Our onboard computer, the brain, is a sterile environment separated from the immune system by the blood-brain barrier (BBB), which is why it has its own resident immune cells, known as microglia. Microglia arise in the brain during embryonic development to evolve into self-renewing cells in later development and life. Despite this fact, overwhelming research suggests the brain is a part of the immune surveillance network covering the entire body, with it still unclear as to how the central nervous system receives intelligence from the peripheral nervous system.
In addition to microglia, the brain contains sizable numbers of perivascular macrophages and dendritic cells and detectable numbers of peripheral T cells, B cells, as well as natural killer cells, although whether these latter populations are truly brain-resident remains controversial. Now, a study from researchers led by VIB-KU Leuven discovers a population of specialized brain-resident white blood cells in the mouse and human brain, and show that the presence of these lymphocytic cells is essential for normal brain development in mice. The team states these results contribute towards the increasing recognition of the role of circulating immune cells in the brain and their involvement in a range of neurological diseases. The opensource study is published in the journal Cell.
Previous studies show although not widely accepted, there are a growing number of studies suggesting the immune system impacts on behavior. However, to date, white blood cells are implicated in many different neurological disorders, including multiple sclerosis, Alzheimer’s, and Parkinson’s disease or stroke. Notwithstanding the considerable evidence validating this statement, there is still no confirmation that resident white blood cells are also present in healthy brains. The current study demonstrates the absence of a white blood cell, called a T cell, in the brain resulted in microglia remaining suspended between a fetal and an adult developmental state, resulting in defective synaptic pruning and abnormal behavior in mice.
The current study utilizes a combination of imaging, single-cell, and surgical approaches to identify a CD4 T helper cell population in both the mouse and human brain, distinct from circulating CD4 T helper cells. Results show when T helper cells are absent from the mouse brain, microglia remain suspended between a fetal and adult developmental state, suggesting an important role for brain-resident T cells in neurodevelopment possibly mirrored in humans. Data findings show the lack of maturation in the glia produces an excess of immature neuronal synapses and behavioral abnormalities in mice.
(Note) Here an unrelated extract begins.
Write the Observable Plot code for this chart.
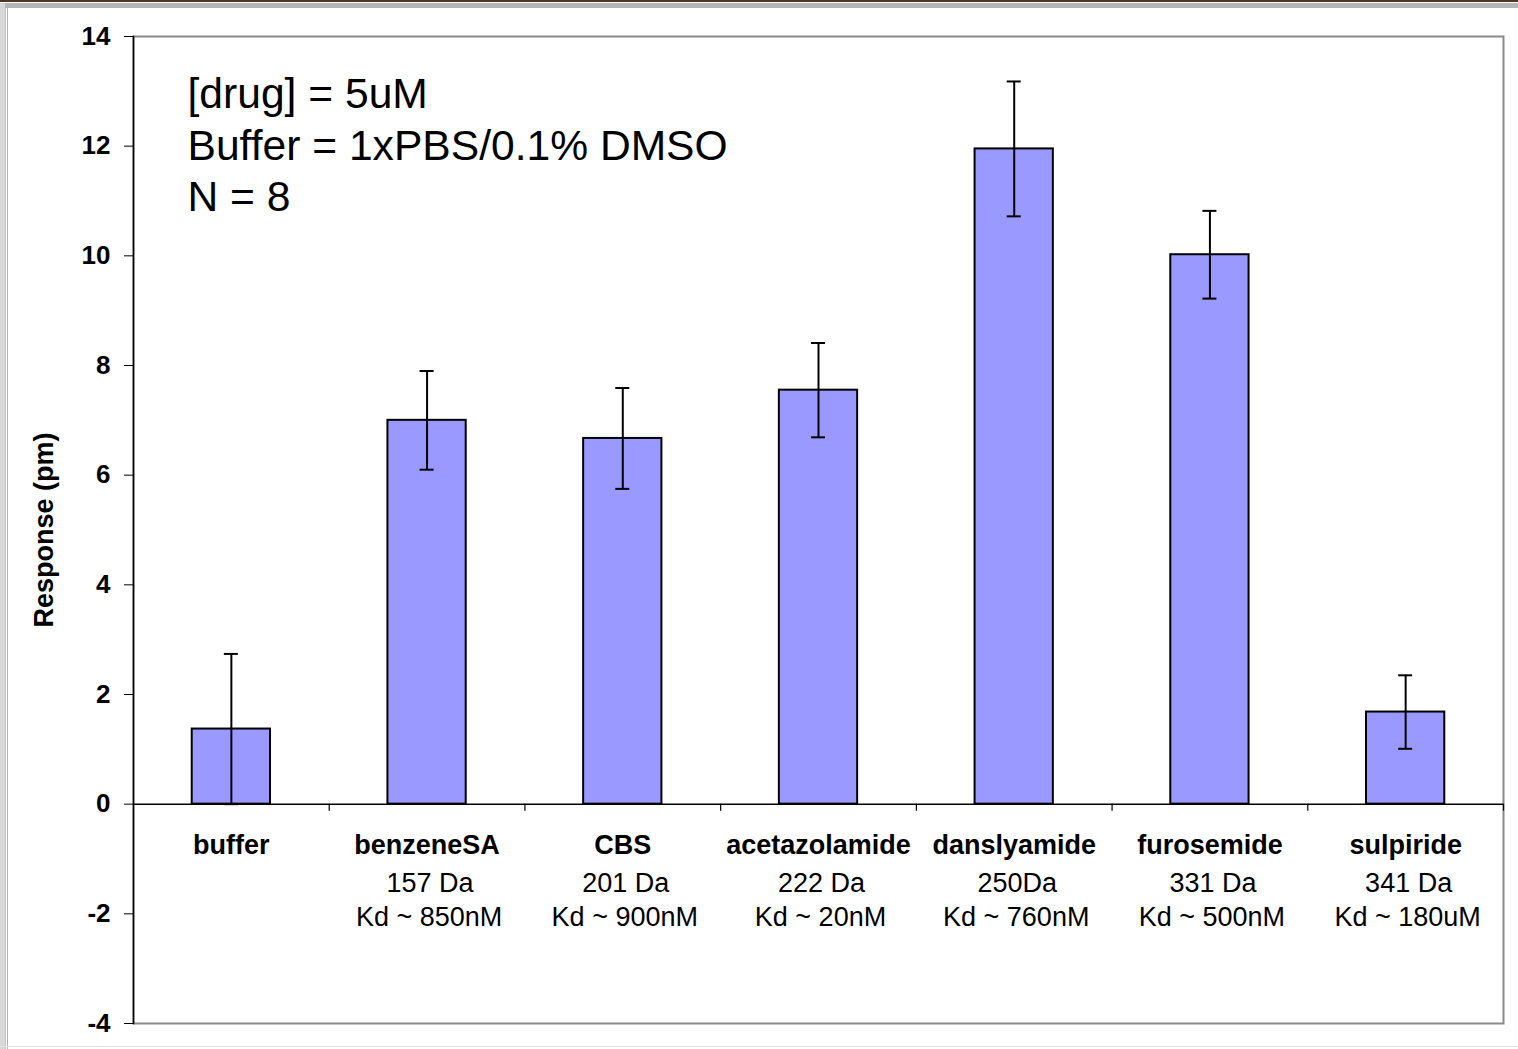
<!DOCTYPE html>
<html>
<head>
<meta charset="utf-8">
<script src="https://cdn.jsdelivr.net/npm/d3@7"></script>
<script src="https://cdn.jsdelivr.net/npm/@observablehq/plot@0.6"></script>
<style>
  html, body { margin: 0; padding: 0; background: #fff; }
  #page { position: relative; width: 1518px; height: 1049px; overflow: hidden; background: #fff; }
  #chart { position: absolute; left: 0; top: 0; }
  .edge { position: absolute; pointer-events: none; }
</style>
</head>
<body>
<div id="page">
  <div id="chart"></div>
  <!-- window edges around the slide -->
  <div class="edge" style="left:0;top:0;width:1518px;height:2px;background:#4e3526;"></div>
  <div class="edge" style="left:0;top:3px;width:1518px;height:5px;background:#b6b6b6;"></div>
  <div class="edge" style="left:0;top:3px;width:5px;height:1046px;background:#d8d8d8;"></div>
  <div class="edge" style="left:5px;top:8px;width:1px;height:1041px;background:#c4c4c4;"></div>
  <div class="edge" style="left:7px;top:8px;width:1px;height:1041px;background:#b0b0b0;"></div>
  <div class="edge" style="left:0;top:1046px;width:1518px;height:1px;background:#e4e4e4;"></div>
</div>
<script>
// Compounds tested, with molecular weight and affinity notes
const categories = ["buffer", "benzeneSA", "CBS", "acetazolamide", "danslyamide", "furosemide", "sulpiride"];
const masses = ["", "157 Da", "201 Da", "222 Da", "250Da", "331 Da", "341 Da"];
const affinities = ["", "Kd ~ 850nM", "Kd ~ 900nM", "Kd ~ 20nM", "Kd ~ 760nM", "Kd ~ 500nM", "Kd ~ 180uM"];
// Mean response (pm) and error (±)
const responses = [1.37, 7.0, 6.67, 7.55, 11.95, 10.02, 1.68];
const errors = [1.37, 0.9, 0.92, 0.86, 1.23, 0.8, 0.67];
const yTicks = [-4, -2, 0, 2, 4, 6, 8, 10, 12, 14];
const notes = "[drug] = 5uM\nBuffer = 1xPBS/0.1% DMSO\nN = 8";

const data = categories.map((name, i) => ({
  name, mass: masses[i], kd: affinities[i], value: responses[i], err: errors[i]
}));

const W = 1518, H = 1049;
const ML = 133, MR = 15, MT = 36, MB = 26;
const step = (W - ML - MR) / categories.length;
const capInset = step * 0.2 - 7;
const FONT = "'Liberation Sans', Arial, Helvetica, sans-serif";

const chart = Plot.plot({
  width: W,
  height: H,
  marginLeft: ML,
  marginRight: MR,
  marginTop: MT,
  marginBottom: MB,
  style: { fontFamily: FONT, background: "transparent", color: "#000" },
  x: { type: "band", domain: categories, paddingInner: 0.6, paddingOuter: 0.3, round: false, axis: null },
  y: { domain: [-4, 14], ticks: yTicks, axis: null },
  marks: [
    Plot.frame({ stroke: "#8a8a8a", strokeWidth: 2 }),
    Plot.axisY({ ticks: yTicks, tickFormat: d => String(d), tickSize: 9, tickPadding: 14, fontSize: 26, fontWeight: "bold", label: null, stroke: "#000" }),
    Plot.barY(data, { x: "name", y: "value", fill: "#9999ff", stroke: "#000", strokeWidth: 2 }),
    Plot.ruleY([0], { stroke: "#000", strokeWidth: 1.5 }),
    Plot.frame({ anchor: "left", stroke: "#000", strokeWidth: 1.5 }),
    // category boundary ticks along the zero line
    Plot.ruleX(data, { x: "name", y1: 0, y2: 0, insetBottom: -7, dx: step / 2, stroke: "#000", strokeWidth: 1.2 }),
    // error bars
    Plot.ruleX(data, { x: "name", y1: d => d.value - d.err, y2: d => d.value + d.err, stroke: "#000", strokeWidth: 2 }),
    Plot.tickY(data, { x: "name", y: d => d.value + d.err, stroke: "#000", strokeWidth: 2, insetLeft: capInset, insetRight: capInset }),
    Plot.tickY(data, { x: "name", y: d => d.value - d.err, stroke: "#000", strokeWidth: 2, insetLeft: capInset, insetRight: capInset }),
    // category labels below the zero line
    Plot.text(data, { x: "name", y: () => 0, text: "name", dy: 41, fontSize: 27, fontWeight: "bold", fill: "#000" }),
    Plot.text(data, { x: "name", y: () => 0, text: "mass", dy: 79, dx: 3, fontSize: 27, fill: "#000" }),
    Plot.text(data, { x: "name", y: () => 0, text: "kd", dy: 113, dx: 2, fontSize: 27, fill: "#000" }),
    // y axis title
    Plot.text(["Response (pm)"], { frameAnchor: "left", textAnchor: "middle", rotate: -90, dx: -89, fontSize: 27, fontWeight: "bold", fill: "#000" }),
    // experimental conditions
    Plot.text([notes], { frameAnchor: "top-left", textAnchor: "start", lineAnchor: "top", dx: 54, dy: 35, fontSize: 42.6, lineHeight: 1.21, fill: "#000" })
  ]
});

document.getElementById("chart").appendChild(chart);
</script>
</body>
</html>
The lab states the brain-resident T cell population was derived through differentiation from activated circulatory cells that have reached the CNS, shaped by self-antigen and the microbiome before they reach the BBB. There are now multiple links between the gut microbiota and different neurological conditions without any verified explanations for what connects them their study could clarify. They go on to posit an interaction between circulating peripheral T helper cells and the microbiome, which is then relayed to microglia, is how the peripheral immune system communicates information to the CNS to influence behavior. They conclude the study successfully demonstrates the gut microbiome modifies white blood cells, which then traverse the BBB to act as a ‘letter to the brain’ containing vital information regarding the peripheral immune system.
The team surmises they have identified resident white blood cells in the CNS which are normally found circulating in the peripheral immune system. For the future, the researchers state as humans have a much longer gestation than mice, questions have now arisen concerning when immune cells enter the brain to initiate the inception of microglia.